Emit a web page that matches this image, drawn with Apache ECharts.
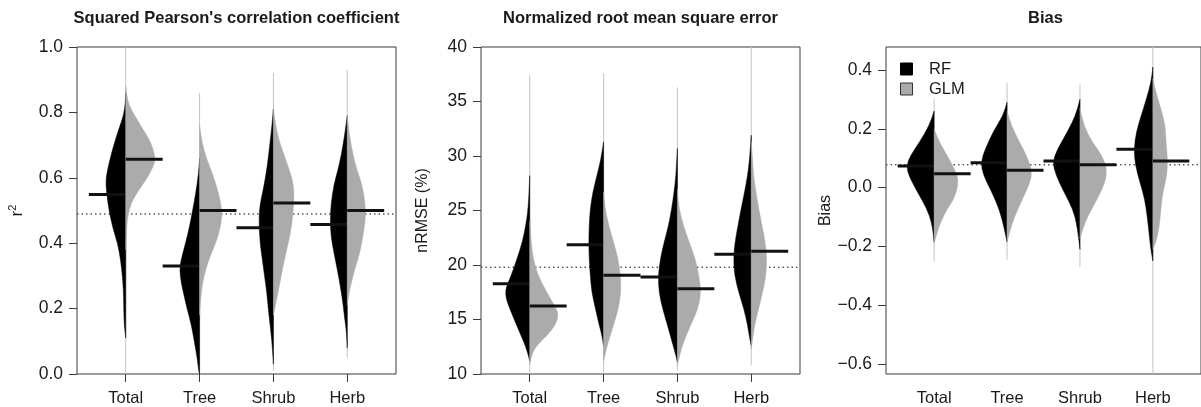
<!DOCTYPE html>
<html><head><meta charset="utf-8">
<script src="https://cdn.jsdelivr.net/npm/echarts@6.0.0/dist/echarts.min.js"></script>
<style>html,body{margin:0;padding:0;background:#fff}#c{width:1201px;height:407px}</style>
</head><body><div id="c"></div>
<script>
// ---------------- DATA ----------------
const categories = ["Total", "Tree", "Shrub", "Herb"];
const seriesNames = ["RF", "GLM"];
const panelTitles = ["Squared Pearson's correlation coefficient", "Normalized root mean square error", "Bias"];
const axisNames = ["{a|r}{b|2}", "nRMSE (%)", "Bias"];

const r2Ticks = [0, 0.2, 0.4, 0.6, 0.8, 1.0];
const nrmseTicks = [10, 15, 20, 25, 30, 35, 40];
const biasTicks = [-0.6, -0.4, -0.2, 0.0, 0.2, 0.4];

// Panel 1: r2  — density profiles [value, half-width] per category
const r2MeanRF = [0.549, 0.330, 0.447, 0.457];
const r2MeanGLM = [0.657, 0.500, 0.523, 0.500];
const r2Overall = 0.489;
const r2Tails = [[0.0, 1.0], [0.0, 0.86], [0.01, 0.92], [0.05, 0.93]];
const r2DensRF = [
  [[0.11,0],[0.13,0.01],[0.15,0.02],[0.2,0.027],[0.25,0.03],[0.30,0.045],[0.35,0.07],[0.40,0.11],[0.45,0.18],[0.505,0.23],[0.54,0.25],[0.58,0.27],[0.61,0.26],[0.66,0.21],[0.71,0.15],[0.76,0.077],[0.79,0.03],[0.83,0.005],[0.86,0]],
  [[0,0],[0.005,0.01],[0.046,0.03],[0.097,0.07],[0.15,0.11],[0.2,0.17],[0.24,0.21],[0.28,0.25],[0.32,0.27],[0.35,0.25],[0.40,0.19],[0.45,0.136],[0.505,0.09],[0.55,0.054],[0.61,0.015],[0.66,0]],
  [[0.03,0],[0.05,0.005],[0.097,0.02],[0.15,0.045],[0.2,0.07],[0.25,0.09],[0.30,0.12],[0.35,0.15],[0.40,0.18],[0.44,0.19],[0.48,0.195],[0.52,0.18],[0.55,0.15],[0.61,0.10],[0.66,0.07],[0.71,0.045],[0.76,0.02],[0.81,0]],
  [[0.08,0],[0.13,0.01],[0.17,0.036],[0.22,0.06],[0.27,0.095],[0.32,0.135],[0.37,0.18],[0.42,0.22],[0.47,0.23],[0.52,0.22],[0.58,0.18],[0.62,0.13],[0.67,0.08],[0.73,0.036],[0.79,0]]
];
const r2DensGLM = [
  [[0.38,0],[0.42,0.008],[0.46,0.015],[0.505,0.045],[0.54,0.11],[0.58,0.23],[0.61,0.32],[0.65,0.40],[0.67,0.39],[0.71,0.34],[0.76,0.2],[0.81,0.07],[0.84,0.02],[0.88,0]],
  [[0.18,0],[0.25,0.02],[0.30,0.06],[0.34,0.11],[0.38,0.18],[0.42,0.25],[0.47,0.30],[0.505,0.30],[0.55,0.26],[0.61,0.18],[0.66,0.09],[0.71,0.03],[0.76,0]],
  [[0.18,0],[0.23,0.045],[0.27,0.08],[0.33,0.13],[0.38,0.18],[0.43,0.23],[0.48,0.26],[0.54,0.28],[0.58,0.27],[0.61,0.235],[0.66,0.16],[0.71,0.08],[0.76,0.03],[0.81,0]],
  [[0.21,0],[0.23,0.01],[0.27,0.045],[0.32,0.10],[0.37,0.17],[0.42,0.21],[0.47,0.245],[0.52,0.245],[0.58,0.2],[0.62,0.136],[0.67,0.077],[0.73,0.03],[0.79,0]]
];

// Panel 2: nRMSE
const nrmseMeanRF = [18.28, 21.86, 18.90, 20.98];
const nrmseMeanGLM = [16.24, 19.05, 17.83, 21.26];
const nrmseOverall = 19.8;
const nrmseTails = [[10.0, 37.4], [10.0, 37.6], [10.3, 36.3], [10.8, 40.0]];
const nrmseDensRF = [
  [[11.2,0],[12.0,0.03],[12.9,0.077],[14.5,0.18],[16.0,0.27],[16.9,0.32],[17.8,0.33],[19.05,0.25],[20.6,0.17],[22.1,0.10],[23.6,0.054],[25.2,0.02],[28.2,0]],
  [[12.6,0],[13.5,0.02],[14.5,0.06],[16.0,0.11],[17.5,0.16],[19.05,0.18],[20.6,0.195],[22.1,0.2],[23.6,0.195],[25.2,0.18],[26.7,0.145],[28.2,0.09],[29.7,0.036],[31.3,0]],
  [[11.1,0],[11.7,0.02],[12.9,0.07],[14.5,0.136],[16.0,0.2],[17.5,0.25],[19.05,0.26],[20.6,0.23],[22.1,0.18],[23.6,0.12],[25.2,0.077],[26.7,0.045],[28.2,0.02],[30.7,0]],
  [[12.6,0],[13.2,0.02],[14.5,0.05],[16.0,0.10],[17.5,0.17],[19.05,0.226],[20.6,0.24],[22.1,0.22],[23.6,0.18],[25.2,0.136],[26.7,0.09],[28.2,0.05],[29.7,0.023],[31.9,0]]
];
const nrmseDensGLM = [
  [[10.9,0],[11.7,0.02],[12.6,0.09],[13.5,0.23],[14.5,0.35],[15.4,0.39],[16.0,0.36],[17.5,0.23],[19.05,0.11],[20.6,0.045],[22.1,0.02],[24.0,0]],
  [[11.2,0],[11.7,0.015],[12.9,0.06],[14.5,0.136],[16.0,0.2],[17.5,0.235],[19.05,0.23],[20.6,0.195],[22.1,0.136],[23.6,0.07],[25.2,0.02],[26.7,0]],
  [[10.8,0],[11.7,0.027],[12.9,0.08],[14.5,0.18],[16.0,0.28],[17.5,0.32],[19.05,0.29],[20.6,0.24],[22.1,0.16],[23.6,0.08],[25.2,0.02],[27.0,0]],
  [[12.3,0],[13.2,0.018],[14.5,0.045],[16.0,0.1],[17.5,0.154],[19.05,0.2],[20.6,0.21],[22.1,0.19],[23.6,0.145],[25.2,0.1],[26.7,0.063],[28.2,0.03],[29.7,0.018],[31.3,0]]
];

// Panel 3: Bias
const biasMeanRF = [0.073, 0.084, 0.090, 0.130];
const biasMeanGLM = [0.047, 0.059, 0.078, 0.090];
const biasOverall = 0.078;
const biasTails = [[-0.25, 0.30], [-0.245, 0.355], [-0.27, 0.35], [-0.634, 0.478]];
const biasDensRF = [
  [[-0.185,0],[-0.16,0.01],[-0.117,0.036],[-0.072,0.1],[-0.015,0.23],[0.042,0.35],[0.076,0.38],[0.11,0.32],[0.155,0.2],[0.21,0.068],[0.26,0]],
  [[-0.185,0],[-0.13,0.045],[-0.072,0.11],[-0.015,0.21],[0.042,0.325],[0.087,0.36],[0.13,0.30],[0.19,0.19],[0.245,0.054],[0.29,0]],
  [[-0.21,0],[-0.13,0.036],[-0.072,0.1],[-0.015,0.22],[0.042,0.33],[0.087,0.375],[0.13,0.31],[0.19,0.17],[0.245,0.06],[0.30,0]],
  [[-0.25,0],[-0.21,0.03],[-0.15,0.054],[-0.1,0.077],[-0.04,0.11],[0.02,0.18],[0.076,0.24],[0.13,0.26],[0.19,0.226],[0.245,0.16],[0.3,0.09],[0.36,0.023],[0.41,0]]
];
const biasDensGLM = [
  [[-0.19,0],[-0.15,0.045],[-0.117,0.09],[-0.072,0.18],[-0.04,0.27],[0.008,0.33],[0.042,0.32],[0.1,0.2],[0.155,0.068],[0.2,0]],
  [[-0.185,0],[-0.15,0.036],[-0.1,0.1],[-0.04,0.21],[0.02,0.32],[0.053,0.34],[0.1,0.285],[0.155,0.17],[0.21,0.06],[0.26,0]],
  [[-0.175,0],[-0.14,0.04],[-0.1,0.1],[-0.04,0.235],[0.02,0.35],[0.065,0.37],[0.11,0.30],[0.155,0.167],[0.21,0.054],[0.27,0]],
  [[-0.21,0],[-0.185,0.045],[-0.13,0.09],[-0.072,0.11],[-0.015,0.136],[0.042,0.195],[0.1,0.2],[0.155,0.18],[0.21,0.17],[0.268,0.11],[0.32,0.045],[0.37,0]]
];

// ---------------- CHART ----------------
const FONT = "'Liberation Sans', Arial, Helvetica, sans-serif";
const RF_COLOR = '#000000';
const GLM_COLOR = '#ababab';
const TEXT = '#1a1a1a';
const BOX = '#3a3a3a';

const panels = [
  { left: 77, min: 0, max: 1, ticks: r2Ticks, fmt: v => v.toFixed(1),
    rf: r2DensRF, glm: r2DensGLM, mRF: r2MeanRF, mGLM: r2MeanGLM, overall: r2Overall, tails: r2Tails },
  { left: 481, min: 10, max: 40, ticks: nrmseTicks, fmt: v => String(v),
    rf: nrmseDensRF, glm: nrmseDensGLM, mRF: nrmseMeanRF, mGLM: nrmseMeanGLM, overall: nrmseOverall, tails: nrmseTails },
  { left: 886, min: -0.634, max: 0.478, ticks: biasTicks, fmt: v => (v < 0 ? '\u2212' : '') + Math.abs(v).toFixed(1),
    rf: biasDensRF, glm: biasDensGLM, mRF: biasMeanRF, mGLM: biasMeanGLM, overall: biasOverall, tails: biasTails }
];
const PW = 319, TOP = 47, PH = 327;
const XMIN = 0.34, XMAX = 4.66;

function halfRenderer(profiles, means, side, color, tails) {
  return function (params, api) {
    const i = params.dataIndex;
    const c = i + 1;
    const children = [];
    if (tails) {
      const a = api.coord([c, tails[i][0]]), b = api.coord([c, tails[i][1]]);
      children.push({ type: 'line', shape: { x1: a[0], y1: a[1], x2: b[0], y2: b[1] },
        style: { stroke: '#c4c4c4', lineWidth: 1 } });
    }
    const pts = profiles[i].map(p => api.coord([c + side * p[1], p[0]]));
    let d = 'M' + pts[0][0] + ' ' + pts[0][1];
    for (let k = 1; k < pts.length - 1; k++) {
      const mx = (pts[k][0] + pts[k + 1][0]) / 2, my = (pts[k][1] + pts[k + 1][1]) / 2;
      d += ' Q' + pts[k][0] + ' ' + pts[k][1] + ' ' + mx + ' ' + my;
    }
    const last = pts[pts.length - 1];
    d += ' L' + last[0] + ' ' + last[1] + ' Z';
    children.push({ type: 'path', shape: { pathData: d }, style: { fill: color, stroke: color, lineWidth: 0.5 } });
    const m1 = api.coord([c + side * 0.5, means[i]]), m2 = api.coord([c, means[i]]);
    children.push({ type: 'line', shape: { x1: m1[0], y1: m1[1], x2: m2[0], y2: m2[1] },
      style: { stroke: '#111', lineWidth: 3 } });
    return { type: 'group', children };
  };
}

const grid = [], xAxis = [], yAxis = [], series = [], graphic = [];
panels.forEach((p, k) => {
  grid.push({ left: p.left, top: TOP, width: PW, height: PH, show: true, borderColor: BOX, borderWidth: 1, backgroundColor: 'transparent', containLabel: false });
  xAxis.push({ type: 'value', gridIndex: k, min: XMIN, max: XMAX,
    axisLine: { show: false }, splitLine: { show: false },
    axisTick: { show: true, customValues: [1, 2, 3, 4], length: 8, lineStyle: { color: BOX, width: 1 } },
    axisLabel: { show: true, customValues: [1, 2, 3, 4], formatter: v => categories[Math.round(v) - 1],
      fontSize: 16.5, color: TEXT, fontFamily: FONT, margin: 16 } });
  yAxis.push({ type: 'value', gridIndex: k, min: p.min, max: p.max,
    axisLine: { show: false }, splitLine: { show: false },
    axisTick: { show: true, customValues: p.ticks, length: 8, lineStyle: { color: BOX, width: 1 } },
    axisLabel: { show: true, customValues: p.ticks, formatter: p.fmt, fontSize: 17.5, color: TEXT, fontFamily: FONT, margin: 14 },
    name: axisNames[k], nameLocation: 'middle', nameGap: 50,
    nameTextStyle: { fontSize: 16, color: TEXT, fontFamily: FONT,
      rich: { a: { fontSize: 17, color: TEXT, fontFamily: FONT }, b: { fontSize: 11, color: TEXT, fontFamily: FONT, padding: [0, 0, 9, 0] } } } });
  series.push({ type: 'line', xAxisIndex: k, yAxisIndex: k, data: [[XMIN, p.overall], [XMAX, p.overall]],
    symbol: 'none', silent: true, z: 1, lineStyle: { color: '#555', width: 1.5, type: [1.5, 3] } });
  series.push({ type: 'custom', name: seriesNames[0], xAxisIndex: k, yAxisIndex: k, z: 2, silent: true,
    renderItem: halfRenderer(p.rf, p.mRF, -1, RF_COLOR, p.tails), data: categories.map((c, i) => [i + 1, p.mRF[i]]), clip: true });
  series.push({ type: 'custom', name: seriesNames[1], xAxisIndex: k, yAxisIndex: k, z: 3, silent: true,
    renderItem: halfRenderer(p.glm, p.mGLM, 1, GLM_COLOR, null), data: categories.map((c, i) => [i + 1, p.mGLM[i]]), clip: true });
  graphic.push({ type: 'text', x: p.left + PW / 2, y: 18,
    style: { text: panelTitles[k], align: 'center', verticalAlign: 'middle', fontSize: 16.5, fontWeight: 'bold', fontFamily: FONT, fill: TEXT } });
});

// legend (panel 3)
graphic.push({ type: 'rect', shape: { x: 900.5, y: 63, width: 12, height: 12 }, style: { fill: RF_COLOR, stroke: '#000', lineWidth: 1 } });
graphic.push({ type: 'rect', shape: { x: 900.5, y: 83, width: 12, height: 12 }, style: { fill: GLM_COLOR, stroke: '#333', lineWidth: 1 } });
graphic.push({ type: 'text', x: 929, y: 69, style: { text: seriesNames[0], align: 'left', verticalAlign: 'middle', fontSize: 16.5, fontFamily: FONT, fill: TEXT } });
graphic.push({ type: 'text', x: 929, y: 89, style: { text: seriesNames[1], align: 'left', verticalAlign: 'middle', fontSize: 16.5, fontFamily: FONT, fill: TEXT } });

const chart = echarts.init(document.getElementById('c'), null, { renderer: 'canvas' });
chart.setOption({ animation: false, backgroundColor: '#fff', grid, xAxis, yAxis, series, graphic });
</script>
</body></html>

REQUIRED TASK: Repeat, word for word and with no pictures, only the lines running from the beginning of the data to the line that contains "const biasTicks = [-0.6, -0.4, -0.2, 0.0, 0.2, 0.4];".

CORRECT ANSWER:
Emit a web page that matches this image, drawn with Apache ECharts.
<!DOCTYPE html>
<html><head><meta charset="utf-8">
<script src="https://cdn.jsdelivr.net/npm/echarts@6.0.0/dist/echarts.min.js"></script>
<style>html,body{margin:0;padding:0;background:#fff}#c{width:1201px;height:407px}</style>
</head><body><div id="c"></div>
<script>
// ---------------- DATA ----------------
const categories = ["Total", "Tree", "Shrub", "Herb"];
const seriesNames = ["RF", "GLM"];
const panelTitles = ["Squared Pearson's correlation coefficient", "Normalized root mean square error", "Bias"];
const axisNames = ["{a|r}{b|2}", "nRMSE (%)", "Bias"];

const r2Ticks = [0, 0.2, 0.4, 0.6, 0.8, 1.0];
const nrmseTicks = [10, 15, 20, 25, 30, 35, 40];
const biasTicks = [-0.6, -0.4, -0.2, 0.0, 0.2, 0.4];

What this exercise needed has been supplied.